Some people may store the ps output to variable, then use echo the variable to pipe to cut.

Now take a look at how you do with read,

read foo_pid foo_cpu foo_mem <<<"$(ps -u $UID -o pid= -o %cpu=,%mem= --sort -%cpu | line)"

Simple. Or you can put the result to array,

read -a foo <<<"$(ps -u $UID -o pid= -o %cpu=,%mem= --sort -%cpu | line)"
echo ${foo[0]} ${foo[1]} ${foo[2]}

The only drawback is you need to feed it with Here Strings or Here Documents. The only way I know of with pipe is to use while,

ps -u $UID -o pid= -o %cpu=,%mem= --sort -%cpu | line |
while read foo_pid foo_cpu foo_mem; do echo $foo_pid $foo_cpu $foo_mem; done

It looks strange, but actually not. This form command | while read var1 var2; do ...; done is common for parsing and processing data, when data is in lines.

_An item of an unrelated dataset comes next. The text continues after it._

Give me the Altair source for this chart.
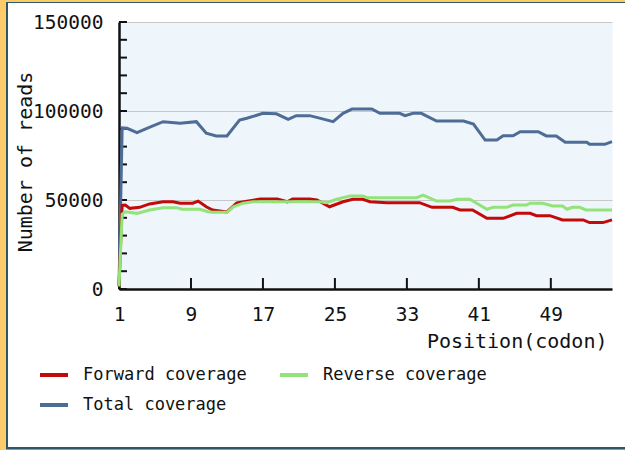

Right now, you should know how read can be used.

2   Counterexample

Is read all great? Nope. Consider the following code,

echo "$first_name $middle_name $last_name" >> names.txt

If you have a script which writes name to names.txt from whatever the source is. Assuming each name does not have spaces. You may process with another script as the following code,

while read first_name middle_name last_name; do
  do_something
done <names.txt

If one line doesn’t have middle name:

Mark  Twain

(two spaces), then $middle_name will be actually the last name and $last_name will be empty. If using cut, you don’t have such problem.

3   Conclusion

read is a builtin command, cut is an external command. Even you don’t know the difference, you should be able to guess which is faster. A quick test,

% line="abc def"
% time for i in {1..100}; do read foo _ <<<"$line"; done

real    0m0.006s
user    0m0.003s
sys     0m0.003s

% time for i in {1..100}; do foo=$(echo "$line" | cut -d ' ' -f 1); done

real    0m0.353s
user    0m0.046s
sys     0m0.213s

read is much faster and that’s expected.

For dealing with fixed format, using cut is a good idea but the main drawbacks are you need to count the field numbers and you can only assign the output to variables one at a time, even cut supports extracting multiple fields, for example -f 1-3,7.

However, there is a Bash trick, using array,

foo=($(echo "a  c" | cut -d ' ' -f 1,3))

But this will be subject to the same situation as explained in counterexample above.

The life could be easier with read based on the scripts I read online. And many times using grep and sed will be awesome, or just sed,

xwininfo -root | sed '/\(Width\|Height\)/ {s/[^0-9]//gi;p} ; d'

sed is an awesome tool, but that’s another story.